Moreover, as Gurnaam points out, the kind of familiarity that he has with his men, spending the day in a reed shack in close boundaries, knowing about each other’s families and lives and troubles, allows for a lot more safety than the companies can even comprehend. Spend 12 hours a day with a few men and you’ll be able to tell the good hearted from the bad a lot better than any paper or facile psychiatric tests can ever. Proof of this are the last few regular customers he has left. Most of them have been his customers since the early years of him moving shop to this area and now employ him to drive the younger generation to and from work or social events. They find it easier to trust their children’s safety to a man whom they’ve known for years and who has seen their children grow, than to a corporation who will employ a different driver every time. There’s no doubt that companies like Uber and Ola are easy and convenient, yet neither of two those words mean safe.


From the morbid conversations of ever decreasing work, we move onto a much happier one in which he told me how he saw Vikaspuri grow and then Dwarka; of how the airport routes, Lutyens’ Delhi and Connaught place have changed but Old Delhi still remains the same; of how his village in Punjab has grown into a small town, but his home is and has always been Delhi. His face lights up when he sees my interest in a city which I nowhere close to understand. He tells me of his first few customers and the person he last dropped, and the scene suddenly resembles one in a book by Khushwant Singh or William Dalrymple. Sitting here in this little shack having a lively conversation with Gurnaam Singh, I finally understand why both these authors, and several others, have a taxi driver as one of the main characters to introduce the city.


While this is increasingly coming to sound like a case for the kali-peelis and the Gurnaam Singhs of the city, it is not really so. This story is a familiar one: the new displaces the old, newer technology sweeping over the traditions – horses over elephants, canons over muskets, steamships over the three-masted barques. This is a remorseless, irreversible process. Gurnaam Singh is caught in the crosshairs of two conflicting times, civilizational forces. While Delhi moves towards the shiny, impersonal technology-enabled options, not only does the original portrait lie forgotten, so do the people it consisted off. The distinctive is abandoned and the city slowly seeps into the territory of the global, homogenous urban spaces, all of which look alike and feel the same.

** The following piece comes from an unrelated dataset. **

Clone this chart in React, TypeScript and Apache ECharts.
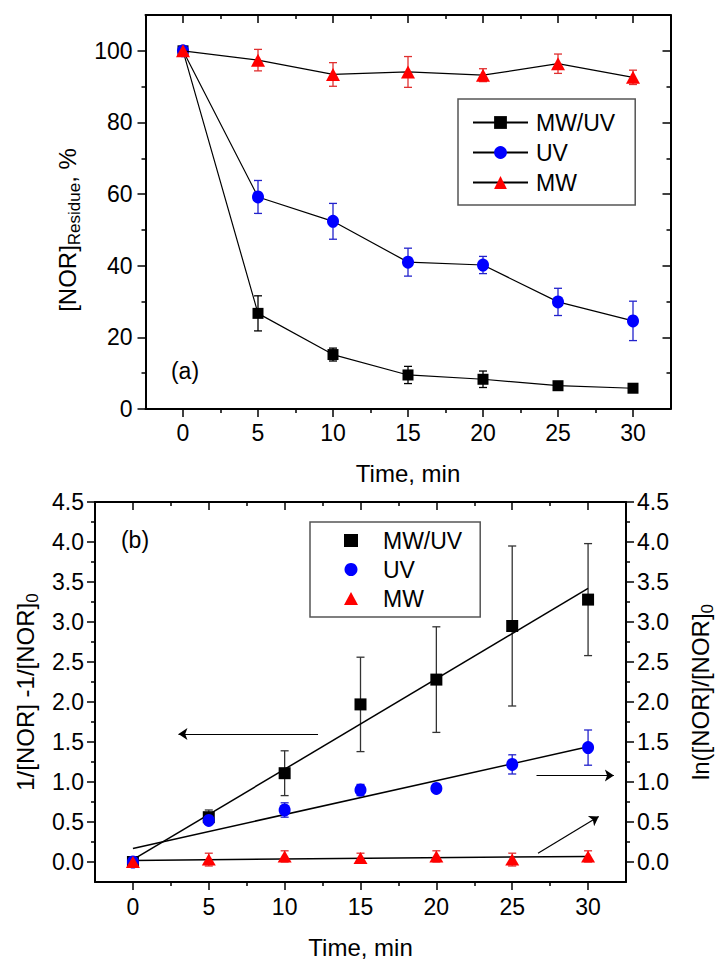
import React, { useEffect, useRef } from 'react';
import * as echarts from 'echarts';

// ---------- data ----------
const times = [0, 5, 10, 15, 20, 25, 30];

// (a) residue, %
const residueMWUV = [100, 26.7, 15.2, 9.5, 8.3, 6.5, 5.8];
const residueMWUVErr = [0, 4.9, 1.8, 2.4, 2.3, 0.6, 0.5];
const residueUV = [100, 59.2, 52.4, 41.0, 40.2, 29.9, 24.6];
const residueUVErr = [0, 4.6, 5.0, 3.9, 2.4, 3.8, 5.5];
const residueMW = [100, 97.4, 93.4, 94.1, 93.2, 96.4, 92.6];
const residueMWErr = [0, 3.0, 3.3, 4.3, 1.8, 2.7, 2.0];

// (b) kinetics
const kinMWUV = [0, 0.56, 1.11, 1.97, 2.28, 2.95, 3.28];
const kinMWUVErr = [0, 0.09, 0.28, 0.59, 0.66, 1.0, 0.7];
const kinUV = [0, 0.52, 0.65, 0.9, 0.92, 1.22, 1.43];
const kinUVErr = [0, 0.05, 0.09, 0.07, 0.02, 0.12, 0.22];
const kinMW = [0, 0.03, 0.07, 0.05, 0.07, 0.03, 0.07];
const kinMWErr = [0, 0.08, 0.07, 0.06, 0.07, 0.08, 0.07];

const fitTimes = [0, 30];
const fitMWUV = [0.03, 3.42];
const fitUV = [0.17, 1.44];
const fitMW = [0.02, 0.07];

const arrowLeft = [[12.2, 1.6], [3.0, 1.6]];
const arrowRight = [[26.6, 1.08], [31.7, 1.08]];
const arrowDiag = [[26.7, 0.11], [30.7, 0.57]];

// ticks
const xMajor = [0, 5, 10, 15, 20, 25, 30];
const xMinor = [2.5, 7.5, 12.5, 17.5, 22.5, 27.5];
const resMajor = [0, 20, 40, 60, 80, 100];
const resMinor = [10, 30, 50, 70, 90];
const kinMajor = [0, 0.5, 1, 1.5, 2, 2.5, 3, 3.5, 4, 4.5];
const kinMinor = [0.25, 0.75, 1.25, 1.75, 2.25, 2.75, 3.25, 3.75, 4.25];

const FONT = "'Liberation Sans', Arial, Helvetica, sans-serif";

function axis(gridIndex: number, min: number, max: number, position: string, o: any) {
  return {
    type: 'value',
    gridIndex,
    min,
    max,
    position,
    splitLine: { show: false },
    axisLine: { show: !!o.line, onZero: false, lineStyle: { color: '#000', width: 2 } },
    axisTick: {
      show: true,
      inside: !!o.inside,
      length: o.len,
      customValues: o.ticks,
      lineStyle: { color: '#000', width: 1.5 },
    },
    axisLabel: o.labels
      ? {
          show: true,
          customValues: o.ticks,
          margin: o.margin,
          fontSize: 23,
          color: '#000',
          fontFamily: FONT,
          formatter: o.fmt,
        }
      : { show: false },
    name: o.name,
    nameLocation: 'middle',
    nameGap: o.nameGap,
    nameRotate: o.nameRotate,
    nameTextStyle: o.nameStyle,
  };
}

function errSeries(name: string, xi: number, yi: number, vals: number[], errs: number[], color: string, cap: number) {
  return {
    type: 'custom',
    name,
    xAxisIndex: xi,
    yAxisIndex: yi,
    z: 2,
    silent: true,
    data: times.map((t, i) => [t, vals[i], errs[i]]),
    encode: { x: 0, y: 1 },
    renderItem: (params: any, api: any) => {
      const x = api.value(0);
      const y = api.value(1);
      const e = api.value(2);
      if (!e) return null;
      const top = api.coord([x, y + e]);
      const bot = api.coord([x, y - e]);
      const st = { stroke: color, lineWidth: 1.3 };
      return {
        type: 'group',
        children: [
          { type: 'line', shape: { x1: top[0], y1: top[1], x2: bot[0], y2: bot[1] }, style: st },
          { type: 'line', shape: { x1: top[0] - cap, y1: top[1], x2: top[0] + cap, y2: top[1] }, style: st },
          { type: 'line', shape: { x1: bot[0] - cap, y1: bot[1], x2: bot[0] + cap, y2: bot[1] }, style: st },
        ],
      };
    },
  };
}

const pts = (xs: number[], ys: number[]) => xs.map((t, i) => [t, ys[i]]);

const nameRich = {
  n: { fontSize: 24, lineHeight: 32, verticalAlign: 'middle', color: '#000', fontFamily: FONT },
  s: { fontSize: 17, lineHeight: 17, verticalAlign: 'bottom', color: '#000', fontFamily: FONT },
};

export default function App() {
  const ref = useRef<HTMLDivElement>(null);
  useEffect(() => {
    if (!ref.current) return;
    const chart = echarts.init(ref.current, undefined, { renderer: 'svg' });
    const option: any = {
      animation: false,
      backgroundColor: '#fff',
      textStyle: { fontFamily: FONT },
      grid: [
        { left: 145.5, top: 15, width: 525, height: 394, containLabel: false },
        { left: 95, top: 502, width: 532, height: 380, containLabel: false },
      ],
      xAxis: [
        axis(0, -2.5, 32.5, 'bottom', {
          line: true, len: 8, ticks: xMajor, labels: true, margin: 12,
          name: 'Time, min', nameGap: 52,
          nameStyle: { fontSize: 24, color: '#000', fontFamily: FONT },
        }),
        axis(0, -2.5, 32.5, 'bottom', { line: false, len: 4, ticks: xMinor }),
        axis(0, -2.5, 32.5, 'top', { line: true, inside: true, len: 8, ticks: xMajor }),
        axis(0, -2.5, 32.5, 'top', { line: false, inside: true, len: 4, ticks: xMinor }),
        axis(1, -2.5, 32.5, 'bottom', {
          line: true, len: 8, ticks: xMajor, labels: true, margin: 13,
          name: 'Time, min', nameGap: 53,
          nameStyle: { fontSize: 24, color: '#000', fontFamily: FONT },
        }),
        axis(1, -2.5, 32.5, 'bottom', { line: false, len: 4, ticks: xMinor }),
        axis(1, -2.5, 32.5, 'top', { line: true, inside: true, len: 8, ticks: xMajor }),
        axis(1, -2.5, 32.5, 'top', { line: false, inside: true, len: 4, ticks: xMinor }),
      ],
      yAxis: [
        axis(0, 0, 110, 'left', {
          line: true, len: 8, ticks: resMajor, labels: true, margin: 13,
          name: '{n|[NOR]}{s|Residue}{n|, %}', nameGap: 58, nameRotate: 90,
          nameStyle: { rich: nameRich, padding: [0, 36, 0, 0] },
        }),
        axis(0, 0, 110, 'left', { line: false, len: 4, ticks: resMinor }),
        axis(0, 0, 110, 'right', { line: true, inside: true, len: 8, ticks: resMajor }),
        axis(0, 0, 110, 'right', { line: false, inside: true, len: 4, ticks: resMinor }),
        axis(1, -0.25, 4.5, 'left', {
          line: true, len: 8, ticks: kinMajor, labels: true, margin: 11,
          fmt: (v: number) => v.toFixed(1),
          name: '{n|1/[NOR] -1/[NOR]}{s|0}', nameGap: 52, nameRotate: 90,
          nameStyle: { rich: nameRich },
        }),
        axis(1, -0.25, 4.5, 'left', { line: false, len: 4, ticks: kinMinor }),
        axis(1, -0.25, 4.5, 'right', {
          line: true, len: 8, ticks: kinMajor, labels: true, margin: 11,
          fmt: (v: number) => v.toFixed(1),
          name: '{n|ln([NOR]/[NOR]}{s|0}', nameGap: 58, nameRotate: 90,
          nameStyle: { rich: nameRich },
        }),
        axis(1, -0.25, 4.5, 'right', { line: false, len: 4, ticks: kinMinor }),
      ],
      legend: [
        {
          orient: 'vertical',
          left: 458,
          top: 99,
          padding: [12, 20, 11, 14],
          itemWidth: 55,
          itemHeight: 16,
          itemGap: 7,
          backgroundColor: '#fff',
          borderColor: '#555',
          borderWidth: 1.5,
          selectedMode: false,
          textStyle: { fontSize: 23, lineHeight: 23, color: '#000', fontFamily: FONT, padding: [0, 0, 0, 3] },
          data: ['MW/UV', 'UV', 'MW'],
        },
        {
          orient: 'vertical',
          left: 310,
          top: 522,
          padding: [7, 18, 7, 34],
          itemWidth: 14,
          itemHeight: 13,
          itemGap: 6,
          backgroundColor: '#fff',
          borderColor: '#555',
          borderWidth: 1.5,
          selectedMode: false,
          textStyle: { fontSize: 23, lineHeight: 23, color: '#000', fontFamily: FONT, padding: [0, 0, 0, 20] },
          data: [
            { name: 'MW/UV', icon: 'rect', itemStyle: { color: '#000', opacity: 1 } },
            { name: 'UV', icon: 'circle', itemStyle: { color: '#0000ff', opacity: 1 } },
            { name: 'MW', icon: 'triangle', itemStyle: { color: '#ff0000', opacity: 1 } },
          ],
        },
      ],
      graphic: [
        { type: 'text', x: 185, y: 371, style: { text: '(a)', align: 'center', verticalAlign: 'middle', fontSize: 23, fontFamily: FONT, fill: '#000' } },
        { type: 'text', x: 135, y: 540, style: { text: '(b)', align: 'center', verticalAlign: 'middle', fontSize: 23, fontFamily: FONT, fill: '#000' } },
      ],
      series: [
        // ---- (a) ----
        errSeries('errA1', 0, 0, residueMWUV, residueMWUVErr, '#000', 4),
        errSeries('errA2', 0, 0, residueUV, residueUVErr, '#2222cc', 4),
        errSeries('errA3', 0, 0, residueMW, residueMWErr, '#e03030', 4),
        {
          type: 'line', name: 'MW/UV', xAxisIndex: 0, yAxisIndex: 0, z: 3,
          data: pts(times, residueMWUV), symbol: 'rect', symbolSize: 11,
          itemStyle: { color: '#000' }, lineStyle: { color: '#000', width: 1.2 },
        },
        {
          type: 'line', name: 'UV', xAxisIndex: 0, yAxisIndex: 0, z: 4,
          data: pts(times, residueUV), symbol: 'circle', symbolSize: [12, 13],
          itemStyle: { color: '#0000ff' }, lineStyle: { color: '#000', width: 1.2 },
        },
        {
          type: 'line', name: 'MW', xAxisIndex: 0, yAxisIndex: 0, z: 5,
          data: pts(times, residueMW), symbol: 'triangle', symbolSize: [14, 13],
          itemStyle: { color: '#ff0000' }, lineStyle: { color: '#000', width: 1.2 },
        },
        // ---- (b) ----
        errSeries('errB1', 4, 4, kinMWUV, kinMWUVErr, '#333', 4),
        errSeries('errB2', 4, 4, kinUV, kinUVErr, '#2222cc', 4),
        errSeries('errB3', 4, 4, kinMW, kinMWErr, '#e03030', 4),
        {
          type: 'line', name: 'fitMWUV', xAxisIndex: 4, yAxisIndex: 4, z: 3, symbol: 'none',
          data: pts(fitTimes, fitMWUV), lineStyle: { color: '#000', width: 1.5 },
        },
        {
          type: 'line', name: 'fitUV', xAxisIndex: 4, yAxisIndex: 4, z: 3, symbol: 'none',
          data: pts(fitTimes, fitUV), lineStyle: { color: '#000', width: 1.5 },
        },
        {
          type: 'line', name: 'fitMW', xAxisIndex: 4, yAxisIndex: 4, z: 3, symbol: 'none',
          data: pts(fitTimes, fitMW), lineStyle: { color: '#000', width: 1.5 },
        },
        {
          type: 'scatter', name: 'MW/UV', xAxisIndex: 4, yAxisIndex: 4, z: 4,
          data: pts(times, kinMWUV), symbol: 'rect', symbolSize: 12, itemStyle: { color: '#000', opacity: 1 },
        },
        {
          type: 'scatter', name: 'UV', xAxisIndex: 4, yAxisIndex: 4, z: 5,
          data: pts(times, kinUV), symbol: 'circle', symbolSize: [12, 13], itemStyle: { color: '#0000ff', opacity: 1 },
        },
        {
          type: 'scatter', name: 'MW', xAxisIndex: 4, yAxisIndex: 4, z: 6,
          data: pts(times, kinMW), symbol: 'triangle', symbolSize: [14, 12], itemStyle: { color: '#ff0000', opacity: 1 },
        },
        {
          type: 'lines', name: 'arrows', coordinateSystem: 'cartesian2d', xAxisIndex: 4, yAxisIndex: 4,
          z: 3, silent: true, symbol: ['none', 'arrow'], symbolSize: 9,
          lineStyle: { color: '#000', width: 1.2, opacity: 1, curveness: 0 },
          data: [{ coords: arrowLeft }, { coords: arrowRight }, { coords: arrowDiag }],
        },
      ],
    };
    chart.setOption(option);
    return () => chart.dispose();
  }, []);
  return <div ref={ref} style={{ position: 'absolute', left: 0, top: 0, width: 724, height: 968 }} />;
}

I remember, now, Khushwant Singh musing over this city, quoting Persian poetry:


‘…O little mother of ancient days:

Thou hast cunningly dyed thy hair but consider.

That thy bent back will never be straight!’


Is that what these shiny, new cars are for the city? A temporary paintjob over an olden charm? As it turns out, while I type the last words of this piece, I have a flight to catch for which I must make it to the airport some time past midnight. The metro will be shut, so I must take a taxi. And I know just the man to call.


The old order, like the ancient text on the palimpsest, cannot be easily rubbed off.